The penny, the United States’ iconic one-cent coin whose copper face and everyman symbolism endeared it to millions of Americans before it fell into change-drawer obscurity, died on Nov. 12, 2025. It was 232 years old.
In its heyday it was ubiquitous, an American avatar of grit, humility and thrift. Jauntily jingling in pockets and purses, it proudly rubbed shoulders with its currency contemporaries, springing for gumballs or the occasional grocery item.
But in the end, plagued by doubts about self-worth, it would finally fade from the spotlight, like a screen star of decades past whose phone had stopped ringing long ago.
Decades of inflation had taken their toll on the humble coin. It took its final breath in Philadelphia, where it had been born in 1793, a year after its authorization by the newly established U.S. Mint: On Wednesday afternoon, the mint there formally stamped what it said would be the country’s last circulating pennies in a ceremony celebrating an icon as emblematic of the national ethos as lunch pails, piggy banks and the American Dream.
“The penny is an iconic American coin,” said Gabriel Mathy, a professor of economics at American University. “It’s the end of an era.”
In its prime, the penny wielded outsized influence: Tossed into fountains, it could answer unrealized wishes. A penny saved was a penny earned; it was pinched, pressed into loafers and placed on graves as a way of honoring the dead. Offered for one’s thoughts, it could elicit two cents, doubling its return.
Caroline Turco, assistant curator of the American Numismatic Association’s Money Museum in Colorado Springs, Colorado, said that whenever she spies a penny on the street, she still thinks of the rhyme, “Find a penny, pick it up, all day long you’ll have good luck.”
So mighty was the penny’s sway that legions of sales pitches would rely on marketing psychology built upon its mere absence. Why shell out 10 dollars when you can pay $9.99?
The penny had remade itself multiple times over the years, succeeding a one-cent predecessor authorized by the Continental Congress in 1787 and designed by Benjamin Franklin until the mint’s creation in 1792. Made of pure copper, it featured a woman with flowing hair, symbolizing liberty.

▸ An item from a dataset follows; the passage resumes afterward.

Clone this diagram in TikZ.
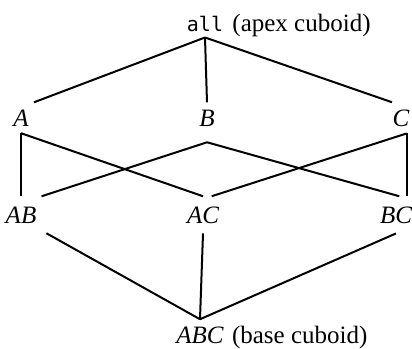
\documentclass[tikz,border=0pt]{standalone}
\usepackage{fontspec}
\setmainfont{Liberation Serif}
\setmonofont{DejaVu Sans Mono}
\usetikzlibrary{positioning}

\begin{document}
\begin{tikzpicture}[
  x=1bp,y=1bp,
  cuboid/.style={inner sep=7bp,font=\fontsize{25bp}{29bp}\selectfont\itshape},
  cuboidlow/.style={cuboid,inner sep=10bp},
  apex/.style={inner sep=6bp,font=\fontsize{20bp}{24bp}\selectfont\ttfamily},
  note/.style={inner sep=0pt,font=\fontsize{25bp}{29bp}\selectfont},
  link/.style={line width=2bp}
]
\useasboundingbox (0,0) rectangle (412,349);
% apex and base cuboids
\node[apex,anchor=base] (all) at (205,318) {all};
\node[note,right=3bp of all.base east,anchor=base west] (allnote) {(apex cuboid)};
\node[cuboid,anchor=base] (ABC) at (200,6) {ABC};
\node[note,right=1bp of ABC.base east,anchor=base west] (ABCnote) {(base cuboid)};
% 1-D cuboids
\node[cuboid,anchor=base] (A) at (21,223) {A};
\node[cuboid,anchor=base] (B) at (207,223) {B};
\node[cuboid,anchor=base] (C) at (401,223) {C};
% 2-D cuboids
\node[cuboidlow,anchor=base] (AB) at (21,126) {AB};
\node[cuboidlow,anchor=base] (AC) at (203,126) {AC};
\node[cuboidlow,anchor=base] (BC) at (396,126) {BC};
% lattice
\draw[link] (all.south) -- (A.50);
\draw[link] (all.south) -- (B.north);
\draw[link] (all.south) -- (C.120);
\draw[link] (A.south) -- (AB.north);
\draw[link] (A.south) -- (AC.north);
\draw[link] ([yshift=-9bp]B.south) -- (AB.42);
\draw[link] ([yshift=-9bp]B.south) -- (BC.80);
\draw[link] (C.-70) -- (C.-70 |- BC.north);
\draw[link] (C.-70) -- (AC.65);
\draw[link] (AB.south east) -- (ABC.north);
\draw[link] (AC.south) -- (ABC.north);
\draw[link] (BC.south) -- (ABC.north);
\end{tikzpicture}
\end{document}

Its name reflected the country’s colonial roots, a derivation of the British word “pence,” which the American founding fathers disposed of along with the English monarchy.
In 1857, the penny assumed a more modest size, incorporating 12% nickel and a flying eagle design on its face; two years later, that design would be replaced by the image of liberty wearing an eagle-feathered headdress.
The face of the penny as we know it today, featuring the head of Abraham Lincoln, was first minted in 1909. A pair of wheat sheaves originally graced its tails side before being changed to depict the Lincoln Memorial 50 years later.
But even to those beyond its close quarters, it was becoming obvious that things for the penny had changed. Its spending power diminished; it could barely afford a stick of bubble gum, making it as destitute as the Great Depression panhandlers who searched for it on lamp-lit street corners.
Eventually, hints of its demise began to show. By 1982, the penny’s once-copper character had given way to cheaper zinc as metal prices climbed and its popularity with the public began to wane. In 1990, politicians began to suggest that perhaps the penny’s time was, in a word, spent; it was simply too costly to make.
In other words, it wasn’t even worth itself.
“Rising metal prices doomed the penny,” Mathy said. “This meant it would eventually be phased out.”
Before long, some reported spotting the penny wallowing in dark corners of desk drawers and glove compartments, relegated to canning jars or coffee containers or discarded for the taking on convenience store counters. Unused, unwanted, hiding under sofa cushions: This had become the penny’s sad existence.
Even as the penny underwent a final redesign in 2010, its tails side replaced with the Union Shield, the whole affair had the sentimental sheen of a farewell tour. Ultimately, the inflationary trends that had long nagged at the penny’s wellbeing became too weighty to bear.
The U.S. Mint’s fiscal year 2024 report said the one-cent coin cost 3.7 cents to produce, a 20% jump from the year before. Beyond that, Americans now use less cash overall, favoring digital payments and credit cards.
The penny, the U.S. Treasury recently declared, “is no longer necessary to meet the needs of the United States.”
In February 2025, President Donald Trump ordered the department to terminate production of the penny, and in May the mint ordered its final set of penny blanks. With Wednesday’s proceedings, the penny joined the expired ranks of former U.S. denominations such as the half-cent (d. 1857) and the three-cent trime (1873.).
Turco, of the numismatic association’s museum, said the penny should be remembered “as a staple of our economy that no longer really functions in the economy. That doesn’t mean it wasn’t an important piece. It’s been incredibly impactful in our culture.”
The penny is survived by the nickel, the dime and the quarter.